On July 1 the Church celebrates the memory of the Holy Martyrs Leontius, Hypatius and Theodulus. The Saints suffered for Christ in the ancient Phoenician city of Tripoli, located in the north of modern Lebanon.
Leontius and his compagnons were among the most revered saints of the Ancient Church. Suffice it to mention that they were considered the patron saints of the Byzantine army. The special character of the veneration of the saints is also evidenced by the fact that in the church calendar on the day of their memory there are no other remembrances dedicated to the saints.

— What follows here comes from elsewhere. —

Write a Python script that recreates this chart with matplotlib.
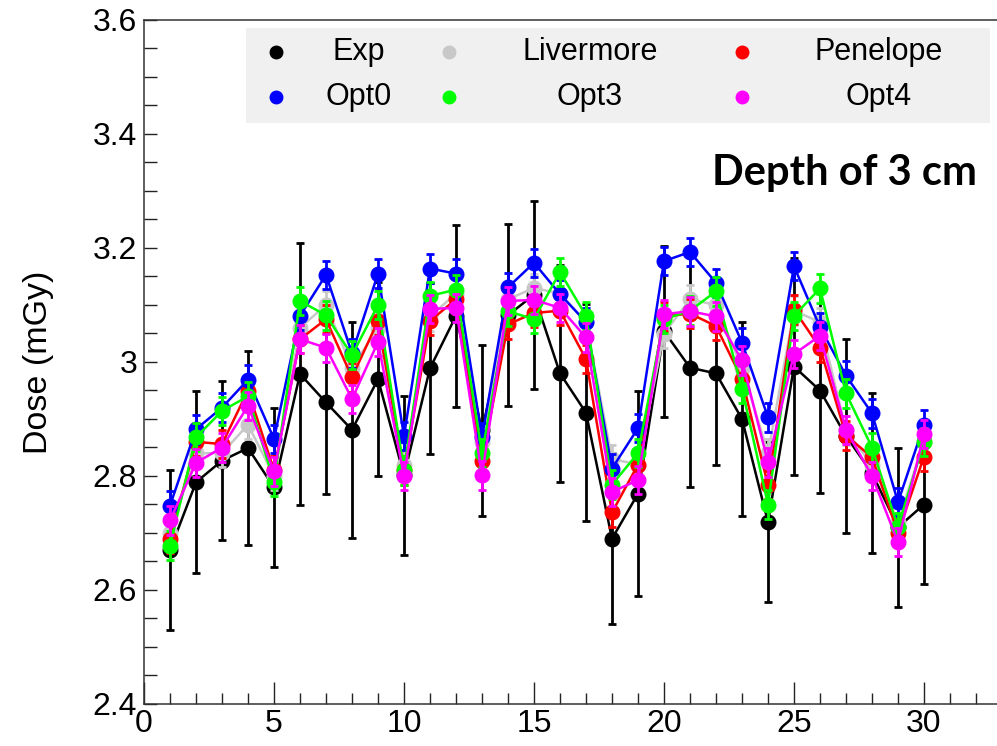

According to the life, the saints suffered for Christ during the reign of the pagan Emperor Vespasian (69-79). At that time, Christianity was perceived by most pagans as part of the Jewish religion, and therefore, as an ancient religion, was allowed. But as soon as the Romans began to understand that it was about some new teaching (Acts 17:19), Christianity, according to Roman laws, became illegal.
The time of Leontius was just such a transitional period when Christianity began its independent existence. By the predestination of God, about which Paul writes in the Epistle to the Romans (chapter 11), the Jewish people, with the exception of the Apostles and a relatively small circle of disciples, did not believe in Christ. Paul distinguished between divine foreknowledge and predestination.
According to Paul's logic, if all Jews had believed, Christianity would have remained the faith of the People of Israel. The unbelief of the Jews "doomed" it to become universal, to become a universal confession for all peoples. In the Creed, the confession of this mystery is hidden in the words about faith in the Lord Jesus, "crucified under Pontius Pilate." The mention of the Roman procurator is the confession by Christianity of its universal vocation.
So, becoming a "separate" faith from Judaism in the eyes of the Roman authorities, Christianity doomed itself to persecution. It is important to understand that this choice to meet persecution was conscious.
According to his life, having become a witness of the apostolic sermon, Leontius came to faith in Christ. As an officer in the Roman army, he began preaching Christianity to his colleagues. For the investigation and trial, the military authorities appointed the commander Hypatius.
The latter was seriously ill. Simultaneously with the order to deal with the whole rigor of the case of preaching Christianity in the army, in a vision he received a command to call on "God, whom Leontius professes." Together with one of his soldiers named Publius, Hypatius invoked the "God of the Christians" three times and was healed of his illness.
It turned out that all three, Leonty, Hypatius and Theodulus, confessed themselves to be Christians and were arrested. Hypatius and Publius were interrogated formally, and for refusing to renounce their faith in Christ, they were beheaded. Leontius, as the formal culprit of everything that happened, was subjected to the most severe tortures, and died in agony. His body was secretly buried by Christians.
Sometime later, a rich Syrian named Maurus, who was in a Roman prison, had a vision in which a voice from above, through the prayers of Leontius, promised him release. Having gained freedom and returned to his native land, the Maurus built a martyrium on the site of the suffering of the martyrs - a special church-chapel, where, in accordance with ancient tradition, special veneration was paid to Leontius.
In ancient times, pilgrims from various countries went to the place of veneration of St. Leontius, the martyrium in Tripoli. Thus, the great ascetic and philanthropist of those times, Saint Melania the Younger (383-439), also the alleged author of texts inscribed with the name of Dionysius the Areopagite, Bishop Peter the Iberian (411-491), made a pilgrimage to Leontius.
The martyr Leontius was praised by such theologically opposed authors as Theodoret of Cyrus (386-458) and Severus of Antioch (465-538). Theodoret testified that the celebration in honor of Leontius in the liturgical year is one of the most significant. Severus was baptized in the Basilica of St. Leontius and dedicated two sermons to him and wrote a hymn to the saint.
Significant evidence has been preserved of the veneration of martyrs in Phenicia itself, Syria, Palestine, Crete, Antioch, Constantinople, and even Arabia. The veneration of the Phoenician martyrs in antiquity was universal.
However, over time, they were forgotten, and their veneration faded. Quite a few saints were named in honor of Leontius, but over time even his name itself ceased to be used. Eternal memory is not just a wish, but one of the biblical names of God. Remembering the holy martyrs, we ask him to save us from oblivion.